После принятия в 1991 году в РФ Закона «О реабилитации жертв политических репрессий» в ГУВД по Красноярскому краю поступило 568 тысяч запросов, по которым было реабилитировано около полумиллиона человек. «С 1929-го по 1960 годы в Красноярье в местах лишения свободы, ссылке и на спецпоселении находилось 545 тысяч жертв политических репрессий», - сообщила «МК» начальник отдела спецфондов крайГУВД Татьяна Атаманова. И это, по мнению представителей общества «Мемориал», далеко не полные данные - в них не вошли заключенные «Краслага» и так называемой Трудармии. Прав был великий русский поэт: «Что ни тропа, то гроб, что ни верста, то крест, до енисейских мест шесть тысяч один сугроб».
И если соотношение политических и уголовных, по расчетам красноярских милиционеров, примерно 30 на 70, то общее число зеков на территории региона достигало 1,5 миллионов человек. Заявления на реабилитацию продолжают поступать и сейчас: так, за 9 месяцев этого года их зарегистрировано свыше 3 тысяч, фигуранты - люди 37 национальностей - греки, литовцы, евреи, немцы, поляки, калмыки, финны...

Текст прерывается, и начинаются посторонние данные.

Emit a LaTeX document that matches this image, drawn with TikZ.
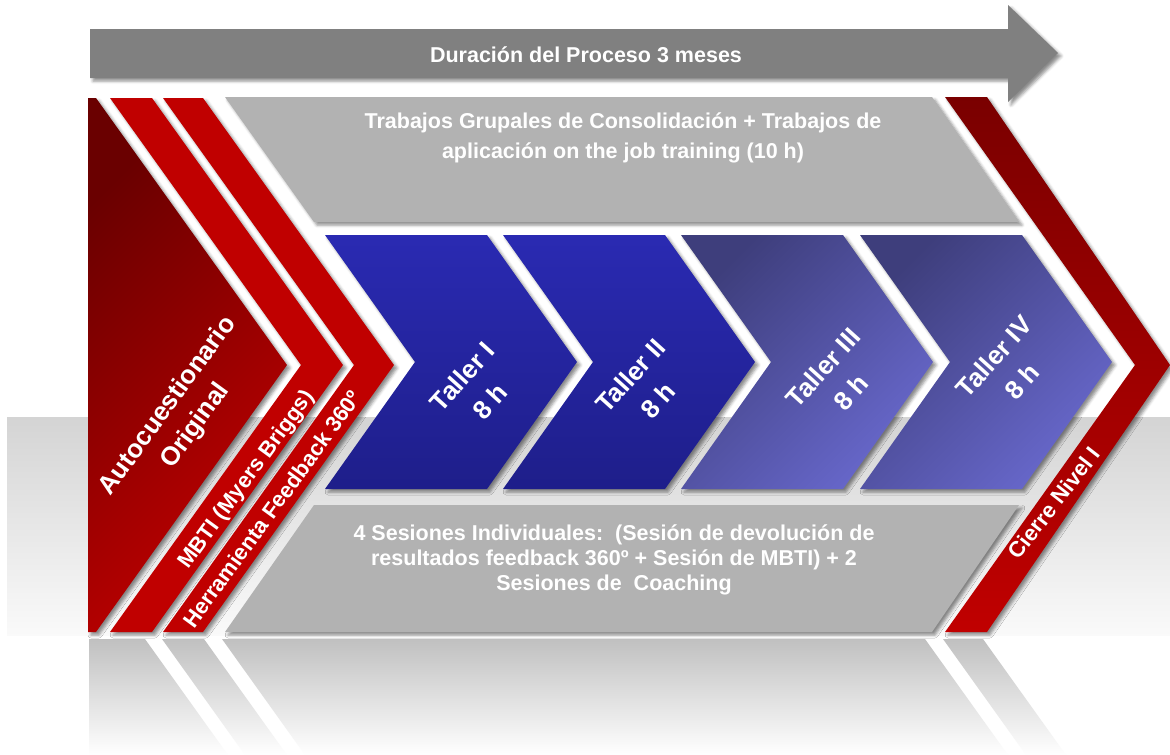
\documentclass[tikz,border=0pt]{standalone}
\usepackage{fontspec}
\setmainfont{Liberation Sans}
\usetikzlibrary{shadows.blur}
\definecolor{arrowgray}{HTML}{808080}
\definecolor{boxgray}{HTML}{B2B2B2}
\definecolor{redA}{HTML}{C00000}
\definecolor{redDark}{HTML}{6A0000}
\definecolor{redTop}{HTML}{7A0000}
\definecolor{blueA}{HTML}{2A2AB2}
\definecolor{blueB}{HTML}{1E1E8A}
\definecolor{slateA}{HTML}{3E3E7C}
\definecolor{slateB}{HTML}{6868CC}
\definecolor{floorA}{HTML}{D4D4D4}
\definecolor{floorB}{HTML}{FBFBFB}
\definecolor{reflA}{HTML}{C0C0C0}
\begin{document}
\begin{tikzpicture}[x=1pt,y=-1pt,
  shd/.style={blur shadow={shadow xshift=3pt, shadow yshift=-3pt, shadow blur radius=3pt, shadow opacity=45}},
  lbl/.style={text=white, font=\bfseries\fontsize{21.5}{30}\selectfont, align=center, inner sep=0pt},
  rlbl/.style={text=white, font=\bfseries\fontsize{22}{28}\selectfont, align=center, inner sep=0pt, rotate=54},
  tlbl/.style={text=white, font=\bfseries\fontsize{26}{37}\selectfont, align=center, inner sep=0pt, rotate=48},
  refl/.style={top color=reflA, bottom color=white},
  darkblue/.style={shd, top color=blueA, bottom color=blueB},
  slateblue/.style={shd, top color=slateA, bottom color=slateB, shading angle=45}]
\useasboundingbox (0,0) rectangle (1170,755);
% floor band
\fill[top color=floorA, bottom color=floorB] (7,417) rectangle (1170,642);
% reflections
\fill[white] (0,636) rectangle (1170,755);
\path[refl] (89,639) -- (145,639) -- (228,755) -- (89,755) -- cycle;
\path[refl] (162,639) -- (204,639) -- (287,755) -- (245,755) -- cycle;
\path[refl] (222,639) -- (925,639) -- (1008,755) -- (305,755) -- cycle;
\path[refl] (943,639) -- (983,639) -- (1066,755) -- (1026,755) -- cycle;
% top arrow
\path[shd, fill=arrowgray] (90,29) -- (1008,29) -- (1008,5) -- (1058,53) -- (1008,102) -- (1008,78) -- (90,78) -- cycle;
\node[lbl] (dur) at (586,55) {Duración del Proceso 3 meses};
% gray boxes
\path[shd, fill=boxgray] (225,97) -- (932,97) -- (1019,222) -- (314,222) -- cycle;
\path[shd, fill=boxgray] (314,505) -- (1019,505) -- (932,632) -- (225,632) -- cycle;
\node[lbl] (trab) at (623,138) {Trabajos Grupales de Consolidación + Trabajos de\\aplicación on the job training (10 h)};
\node[lbl, font=\bfseries\fontsize{21.5}{25}\selectfont] (ses) at (614,560) {4 Sesiones Individuales:\ \ (Sesión de devolución de\\resultados feedback 360º + Sesión de MBTI) + 2\\Sesiones de\ \ Coaching};
% red chevrons left
\path[shd, top color=redDark, bottom color=redA, shading angle=45] (88,98) -- (96,98) -- (287,365) -- (96,632) -- (88,632) -- cycle;
\path[shd, fill=redA] (110,98) -- (152,98) -- (343,365) -- (152,632) -- (110,632) -- (301,365) -- cycle;
\path[shd, fill=redA] (163,98) -- (203,98) -- (394,365) -- (203,632) -- (163,632) -- (354,365) -- cycle;
\node[rlbl, font=\bfseries\fontsize{26}{34}\selectfont] (auto) at (182,416) {Autocuestionario\\Original};
\node[rlbl] (mbti) at (247,480) {MBTI (Myers Briggs)};
\node[rlbl] (herr) at (272,509) {Herramienta Feedback 360º};
% right red chevron
\path[shd, top color=redTop, bottom color=redA] (945,97) -- (987,97) -- (1170,365) -- (987,632) -- (945,632) -- (1135,365) -- cycle;
\node[rlbl, rotate=-2] (cierre) at (1054,503) {Cierre Nivel I};
% blue chevrons
\path[darkblue] (325,235) -- (487,235) -- (577,362) -- (487,489) -- (325,489) -- (415,362) -- cycle;
\path[darkblue] (503,235) -- (665,235) -- (755,362) -- (665,489) -- (503,489) -- (593,362) -- cycle;
\path[slateblue] (681,235) -- (843,235) -- (933,362) -- (843,489) -- (681,489) -- (771,362) -- cycle;
\path[slateblue] (860,235) -- (1022,235) -- (1112,362) -- (1022,489) -- (860,489) -- (950,362) -- cycle;
\node[tlbl] (t1) at (476,389) {Taller I\\8 h};
\node[tlbl] (t2) at (644,388) {Taller II\\8 h};
\node[tlbl] (t3) at (837,380) {Taller III\\8 h};
\node[tlbl] (t4) at (1008,369) {Taller IV\\8 h};
\end{tikzpicture}
\end{document}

Многие дела, например, по кулакам, «как не представляющие ценности», были по истечении времени просто уничтожены. Правоохранители показывают металлические ящички с картотекой бывших заключенных «Норильлага» (их 235 тысяч). «Красноярская база уникальна. Этих данных нет ни в Москве, ни в Норильске», - констатируют правоохранители. И демонстрируют «водяные знаки»: архивы зачастую хранились в неприспособленных местах, например, в подвалах.
«По достижении родственниками реабилитированных инвалидности или пенсионного возраста, - поясняют сотрудники архива, - при предоставлении в соцзащиту справки об этом, они имеют право на льготы по квартплате, электроэнергии, лечению, проезду на транспорте...»
80-летняя Анна Лаврентьевна Нахарюк, в девичестве Добрая, рассказала незамысловатую историю:
-Семья жила в одной из деревень Агинского района, отец очень любил лошадей, их у него было несколько, за что и был раскулачен и выслан с женой и детьми в тайгу, а наш дом отдан под почту. В лесу мы заболели тифом, и отец решился вернуться в родную деревню, за что его и старшего сына посадили в тюрьму. Освободился он лишь в 1948 году и вскоре умер. Старшего брата, которому дали 1,5 года, выпустили перед войной. На фронте он и погиб. Потом мы жили в деревне Кромка Ирбейского района, от которой сейчас осталось одно кладбище. Пенсия у меня маленькая, никаких документов о судьбе отца не сохранилось.
Выход, подсказали сотрудники ГУВД, один - собрать хоть какие-то свидетельства трагедии и подать исковое заявление суд. Но хватит ли на это у старушки сил?